In the present era, the shipbuilding industry is being dominated by players from the US, European, and Eastern Asia. But there was a time in the ancient past, when shipbuilding in India was a major and thriving industry.
Some of the most important aspects of the Indian maritime history can be recounted as follows.
The maritime history of Indian shipbuilding begins right from the time of civilisation in Harappa and Mohenjo-Daro. The Rig-Veda – one of the four Vedas (Hindu holy writings) – documents about the variously termed parts of a vessel in the oldest existing Indian language: the Sanskrit.
Also, other detailing about the ancient marine industry is documented in the Arthashastra and various other writings of the ancient Indian folk-lore. In the context of these documentations, it needs to be noted that the ancient maritime India was also majorly influenced by the then-prevailing system of societal superiority.
Since the boats of that era were built of wood, there were stringent specifications and protocols laid down for the materials to be used. There were also numerous other superstitious beliefs that were documented in a book known as the Yuktikalpataru, regarded to be published around the 6th century AD.

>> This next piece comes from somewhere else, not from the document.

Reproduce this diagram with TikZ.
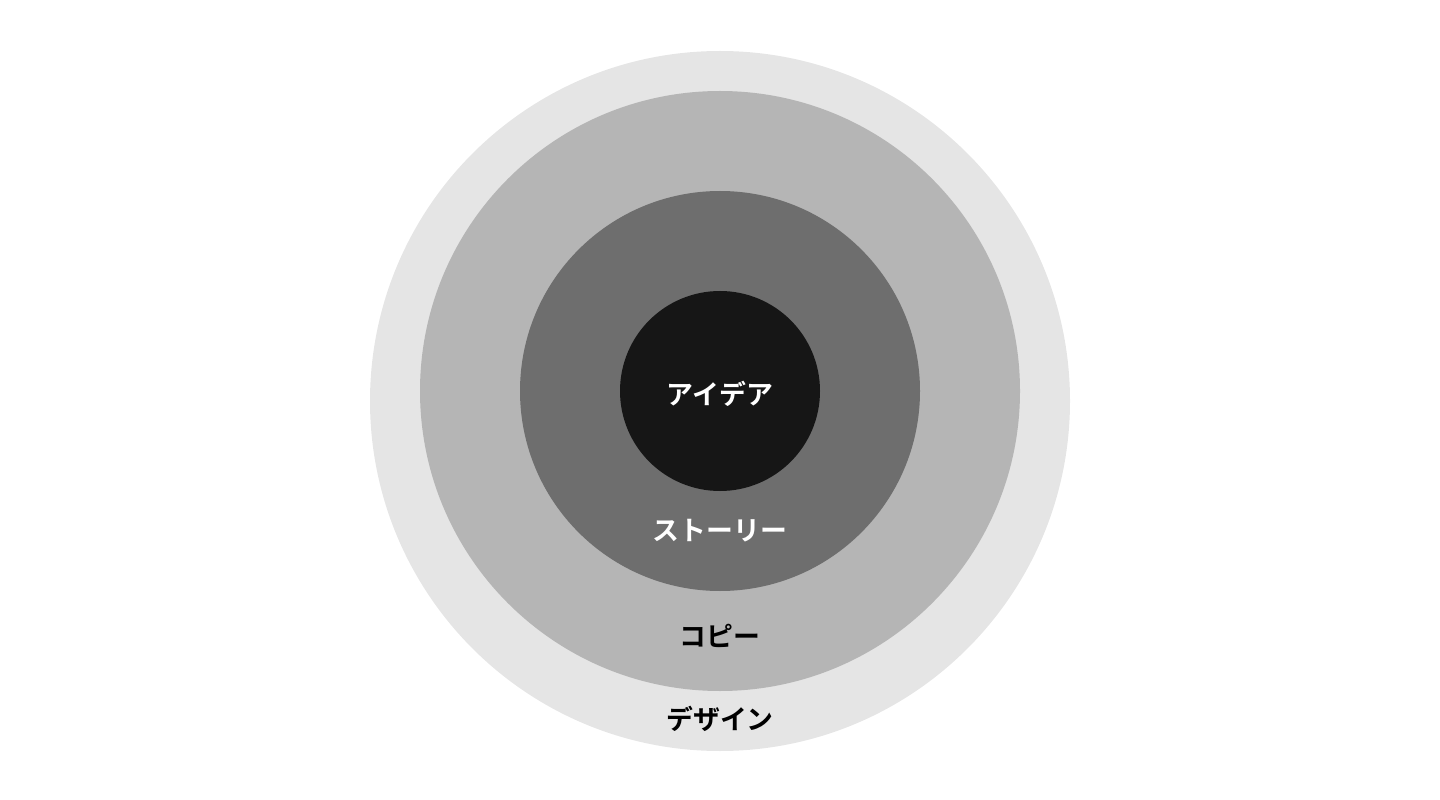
\documentclass[tikz,border=0pt]{standalone}
\usepackage{fontspec}
\newfontfamily\cjk{Noto Sans CJK JP}[BoldFont={Noto Sans CJK JP Bold}]
\definecolor{ringdesign}{HTML}{E5E5E5}
\definecolor{ringcopy}{HTML}{B5B5B5}
\definecolor{ringstory}{HTML}{6E6E6E}
\definecolor{ringidea}{HTML}{161616}
\tikzset{
  ringlabel/.style={font=\cjk\bfseries\fontsize{15.3}{18}\selectfont, inner sep=0pt}
}
\begin{document}
\begin{tikzpicture}[x=0.02cm, y=-0.02cm]
    % Canvas
    \useasboundingbox (0,0) rectangle (1440,800);

    % Define centres
    \coordinate (Outer) at (720,401);
    \coordinate (O) at (720,391);

    % Draw rings
    \fill[ringdesign] (Outer) circle (350);
    \fill[ringcopy] (O) circle (300);
    \fill[ringstory] (O) circle (200);
    \fill[ringidea] (O) circle (100);

    % Labels
    \node[ringlabel, text=white] (idea) at (720,394) {アイデア};
    \node[ringlabel, text=white] (story) at (720,531) {ストーリー};
    \node[ringlabel, text=black] (copy) at (720,636) {コピー};
    \node[ringlabel, text=black] (design) at (720,719) {デザイン};
\end{tikzpicture}
\end{document}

The shipbuilding industry in India was mainly carried on in the coastal territories like Bombay, Cochin, Tuticorin, Mandvi and Cuddalore. The ships and the shipyards that existed in Ancient India were used to carry out and further the existing international trade with the then existing European empires. In addition to the European empires, trading through the oceanic routes also existed between India and some of the other South Asian territories
With the advent of the European voyagers like Vasco da Gama in the 13th century, shipbuilding in India suffered as these voyagers laid the foundation stone of colonisation in the country. However due to the political alliance formed between the Indian rulers in the Western part of the country to counter the shipbuilding and naval efforts of the Westerners, shipbuilding in India saw a resurgence of sorts towards the 17th century.

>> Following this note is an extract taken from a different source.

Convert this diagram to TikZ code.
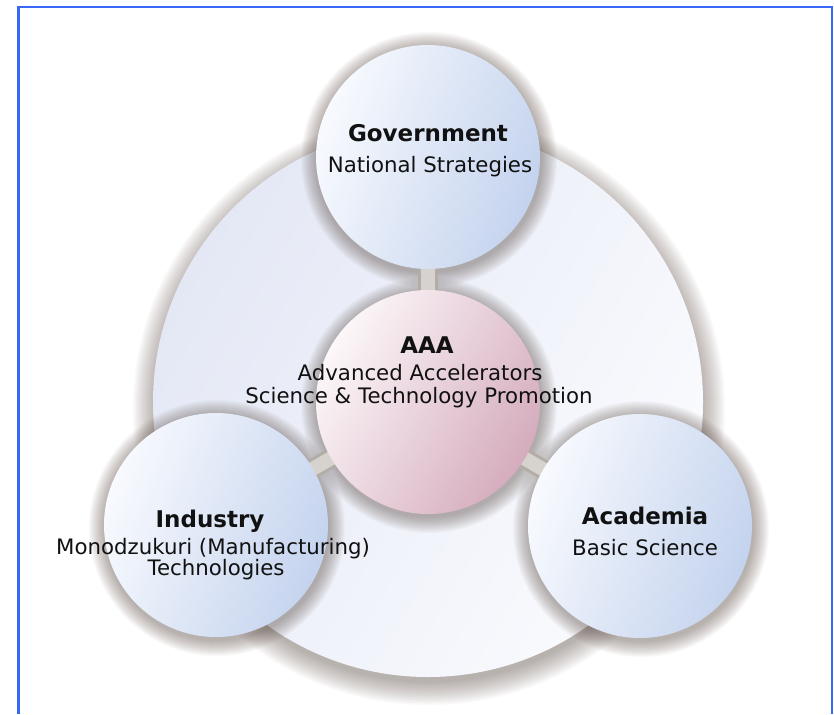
\documentclass[tikz,border=0pt]{standalone}
\usepackage{fontspec}
\setmainfont{DejaVu Sans}
\pgfdeclarelayer{lay0}
\pgfdeclarelayer{lay1}
\pgfdeclarelayer{lay2}
\pgfsetlayers{lay0,lay1,lay2,main}
\definecolor{frameblue}{HTML}{3A68F6}
\definecolor{shadowc}{HTML}{5E4E46}
\definecolor{outerL}{HTML}{E4E8F5}
\definecolor{outerR}{HTML}{FAFBFE}
\definecolor{satL}{HTML}{F8FAFE}
\definecolor{satR}{HTML}{C4D3EE}
\definecolor{aaaL}{HTML}{FCF7F9}
\definecolor{aaaR}{HTML}{D5ACBD}
\definecolor{barDark}{HTML}{B4ADA7}
\definecolor{barLight}{HTML}{D6D2CD}
\definecolor{txt}{HTML}{111111}
% soft shadow: centre, radius, spread, x-offset, y-offset
\newcommand{\mysoftshadow}[5]{%
  \foreach \k in {1,...,16}{%
    \fill[shadowc, opacity=0.032] ([shift={(#4,#5)}]#1) circle[radius={#2pt+#3pt*\k/16}];
  }%
}
\tikzset{
  outerdisc/.style={circle, minimum size=550pt, inner sep=0pt, left color=outerL, right color=outerR, shading angle=60},
  satdisc/.style={circle, minimum size=224pt, inner sep=0pt, left color=satL, right color=satR, shading angle=70},
  aaadisc/.style={circle, minimum size=224pt, inner sep=0pt, left color=aaaL, right color=aaaR, shading angle=60},
  title/.style={anchor=base, inner sep=0pt, text=txt, font=\fontsize{23}{23}\selectfont\bfseries},
  sub/.style={anchor=base, inner sep=0pt, text=txt, font=\fontsize{21.3}{21.3}\selectfont},
  barout/.style={draw=barDark, line width=20pt},
  barin/.style={draw=barLight, line width=14pt},
  frameline/.style={draw=frameblue, line width=2.2pt}
}
\begin{document}
\begin{tikzpicture}[x=1pt,y=-1pt]
\useasboundingbox (0,0) rectangle (834,714);
% circles
\node[satdisc] (gov) at (428,157) {};
\node[satdisc] (ind) at (216,525) {};
\node[satdisc] (aca) at (640,526) {};
\node[aaadisc] (aaa) at (428,402) {};
% texts
\node[title] (govT) at (428,142) {Government};
\node[sub] (govS) at (430,172) {National Strategies};
\node[title] (aaaT) at (427,353) {AAA};
\node[sub] (aaaS1) at (420,380) {Advanced Accelerators};
\node[sub] (aaaS2) at (419,403) {Science \& Technology Promotion};
\node[title] (indT) at (210,527) {Industry};
\node[sub] (indS1) at (213,554) {Monodzukuri (Manufacturing)};
\node[sub] (indS2) at (216,575) {Technologies};
\node[title] (acaT) at (645,524) {Academia};
\node[sub] (acaS) at (645,555) {Basic Science};
\begin{pgfonlayer}{lay0}
  \fill[white] (0,0) rectangle (834,714);
  \coordinate (oc) at (428,402);
  \mysoftshadow{oc}{272}{24}{1}{7}
  \node[outerdisc] (outer) at (oc) {};
\end{pgfonlayer}
\begin{pgfonlayer}{lay1}
  \mysoftshadow{gov.center}{112}{16}{1}{3}
  \mysoftshadow{ind.center}{112}{16}{1}{3}
  \mysoftshadow{aca.center}{112}{16}{1}{3}
  \mysoftshadow{aaa.center}{112}{16}{1}{3}
\end{pgfonlayer}
\begin{pgfonlayer}{lay2}
  \foreach \s in {gov,ind,aca}{
    \draw[barout] (aaa.center) -- (\s.center);
    \draw[barin] (aaa.center) -- (\s.center);
  }
\end{pgfonlayer}
% frame
\coordinate (fbl) at (18.5,714);
\coordinate (ftl) at (18.5,7);
\coordinate (ftr) at (832,7);
\coordinate (fbr) at (832,714);
\draw[frameline] (fbl) -- (ftl) -- (ftr) -- (fbr);
\end{tikzpicture}
\end{document}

But during the British colonisation of the country in the 17th and 18th century, because of lack of competent rulers to hold the Indian maritime industry fort, Indian shipbuilding suffered. This lack of competence from the Indian perspective also ensured a further oppression for the Indians from the British rulers.
But while on one hand the Indian shipbuilding industry suffered a backlash, construction of several British ships were awarded to the Indian ship yards which kept alive the hopes and promises of the Indian ship construction industry in the chaotic times.
The Indian shipbuilding industry does not feature among the top Asian nations in the shipping sector. This deficit in its international contribution has been taken as a majorly problematic area by the Indian government and all efforts are being made to change this debilitative statistics.
A very important aspect of the Indian shipbuilding sector however, is about its ship breaking yard located in the Western state of Gujarat. Alang has around 170 yards of which 50 are currently functional as ship breaking yards. Yet, because of lack of proper infrastructural support from the government authorities, the condition of the workers in the ship breaking yard is really poor and remains an arena needing to be addressed as a priority.
The Indian peninsula enables a strong viability for the marine industry. Owing to certain factors, while the full potential of the same has been failed to be capitalised contemporarily, it can be hoped that in the days to come, the situation will be substantially reversed.